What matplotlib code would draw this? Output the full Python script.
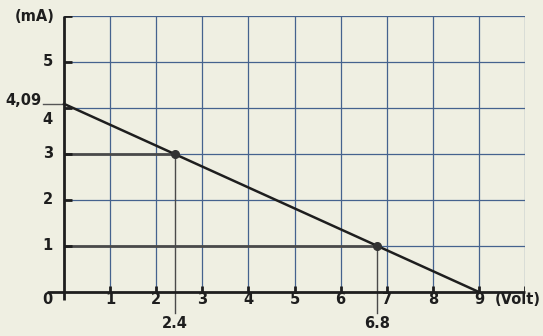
import matplotlib
matplotlib.use("Agg")
import matplotlib.pyplot as plt

# load line of the circuit: I = (9 - V) / 2.2  (mA)
v_line = [0.0, 9.0]
i_line = [4.09, 0.0]
op_v = [2.4, 6.8]
op_i = [3.0, 1.0]
op_labels = ["2.4", "6.8"]
x_ticks = [1, 2, 3, 4, 5, 6, 7, 8, 9]
y_ticks = [1, 2, 3, 4, 5]
intercept_label = "4,09"

bg = "#efefe2"
grid_c = "#45628e"
ink = "#1e1e1e"
font = dict(family=["Liberation Sans Narrow", "DejaVu Sans"], fontweight="bold",
            fontsize=10.5, color=ink)

fig = plt.figure(figsize=(5.43, 3.36), dpi=100, facecolor=bg)
ax = fig.add_axes([64 / 543, 1 - 292 / 336, (525 - 64) / 543, (292 - 16) / 336])
ax.set_facecolor(bg)
ax.set_xlim(0, 10)
ax.set_ylim(0, 6)
for s in ax.spines.values():
    s.set_visible(False)
ax.set_xticks([])
ax.set_yticks([])

# blue grid, including the outer border at x=10 and y=6
for x in range(1, 11):
    ax.plot([x, x], [0, 6], color=grid_c, lw=0.9, zorder=1)
for y in range(1, 7):
    ax.plot([0, 10], [y, y], color=grid_c, lw=0.9, zorder=1)

# axes
ax.plot([0, 0], [-0.18, 6], color=ink, lw=2.0, zorder=4, clip_on=False, solid_capstyle="butt")
ax.plot([-0.37, 10], [0, 0], color=ink, lw=2.0, zorder=4, clip_on=False, solid_capstyle="butt")

# tick stubs
for y in y_ticks + [6]:
    ax.plot([0, 0.17], [y, y], color=ink, lw=2.0, zorder=4, solid_capstyle="butt")
for x in x_ticks + [10]:
    ax.plot([x, x], [0, 0.12], color=ink, lw=2.0, zorder=4, solid_capstyle="butt")

# tick labels
for x in x_ticks:
    ax.text(x, -0.17, str(x), ha="center", va="center", **font)
for y in y_ticks:
    off = -0.24 if y == 4 else 0.0
    ax.text(-0.24, y + off, str(y), ha="right", va="center", **font)
ax.text(-0.24, -0.17, "0", ha="right", va="center", **font)
ax.text(-0.2, 5.98, "(mA)", ha="right", va="center", **font)
ax.text(9.85, -0.17, "(Volt)", ha="center", va="center", **font)

# intercept marker on the current axis
ax.plot([-0.45, 0], [i_line[0], i_line[0]], color="#555555", lw=1.0, clip_on=False, zorder=3)
ax.text(-0.48, i_line[0] + 0.08, intercept_label, ha="right", va="center", **font)

# load line
ax.plot(v_line, i_line, color=ink, lw=1.8, zorder=5, clip_on=False)

# operating points with projections
for v, i, lab in zip(op_v, op_i, op_labels):
    ax.plot([0, v], [i, i], color="#4a4a4a", lw=2.0, zorder=3)
    ax.plot([v, v], [i, -0.45], color="#4a4a4a", lw=1.0, zorder=3, clip_on=False)
    ax.plot(v, i, "o", color="#333333", ms=5.5, zorder=6)
    ax.text(v, -0.68, lab, ha="center", va="center", **font)

fig.savefig("out.png", dpi=100, facecolor=bg)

════════

**Goal**
Extract the full listing above verbatim; pictures are to be left out of the copy.

**Complete response**
What matplotlib code would draw this? Output the full Python script.
import matplotlib
matplotlib.use("Agg")
import matplotlib.pyplot as plt

# load line of the circuit: I = (9 - V) / 2.2  (mA)
v_line = [0.0, 9.0]
i_line = [4.09, 0.0]
op_v = [2.4, 6.8]
op_i = [3.0, 1.0]
op_labels = ["2.4", "6.8"]
x_ticks = [1, 2, 3, 4, 5, 6, 7, 8, 9]
y_ticks = [1, 2, 3, 4, 5]
intercept_label = "4,09"

bg = "#efefe2"
grid_c = "#45628e"
ink = "#1e1e1e"
font = dict(family=["Liberation Sans Narrow", "DejaVu Sans"], fontweight="bold",
            fontsize=10.5, color=ink)

fig = plt.figure(figsize=(5.43, 3.36), dpi=100, facecolor=bg)
ax = fig.add_axes([64 / 543, 1 - 292 / 336, (525 - 64) / 543, (292 - 16) / 336])
ax.set_facecolor(bg)
ax.set_xlim(0, 10)
ax.set_ylim(0, 6)
for s in ax.spines.values():
    s.set_visible(False)
ax.set_xticks([])
ax.set_yticks([])

# blue grid, including the outer border at x=10 and y=6
for x in range(1, 11):
    ax.plot([x, x], [0, 6], color=grid_c, lw=0.9, zorder=1)
for y in range(1, 7):
    ax.plot([0, 10], [y, y], color=grid_c, lw=0.9, zorder=1)

# axes
ax.plot([0, 0], [-0.18, 6], color=ink, lw=2.0, zorder=4, clip_on=False, solid_capstyle="butt")
ax.plot([-0.37, 10], [0, 0], color=ink, lw=2.0, zorder=4, clip_on=False, solid_capstyle="butt")

# tick stubs
for y in y_ticks + [6]:
    ax.plot([0, 0.17], [y, y], color=ink, lw=2.0, zorder=4, solid_capstyle="butt")
for x in x_ticks + [10]:
    ax.plot([x, x], [0, 0.12], color=ink, lw=2.0, zorder=4, solid_capstyle="butt")

# tick labels
for x in x_ticks:
    ax.text(x, -0.17, str(x), ha="center", va="center", **font)
for y in y_ticks:
    off = -0.24 if y == 4 else 0.0
    ax.text(-0.24, y + off, str(y), ha="right", va="center", **font)
ax.text(-0.24, -0.17, "0", ha="right", va="center", **font)
ax.text(-0.2, 5.98, "(mA)", ha="right", va="center", **font)
ax.text(9.85, -0.17, "(Volt)", ha="center", va="center", **font)

# intercept marker on the current axis
ax.plot([-0.45, 0], [i_line[0], i_line[0]], color="#555555", lw=1.0, clip_on=False, zorder=3)
ax.text(-0.48, i_line[0] + 0.08, intercept_label, ha="right", va="center", **font)

# load line
ax.plot(v_line, i_line, color=ink, lw=1.8, zorder=5, clip_on=False)

# operating points with projections
for v, i, lab in zip(op_v, op_i, op_labels):
    ax.plot([0, v], [i, i], color="#4a4a4a", lw=2.0, zorder=3)
    ax.plot([v, v], [i, -0.45], color="#4a4a4a", lw=1.0, zorder=3, clip_on=False)
    ax.plot(v, i, "o", color="#333333", ms=5.5, zorder=6)
    ax.text(v, -0.68, lab, ha="center", va="center", **font)

fig.savefig("out.png", dpi=100, facecolor=bg)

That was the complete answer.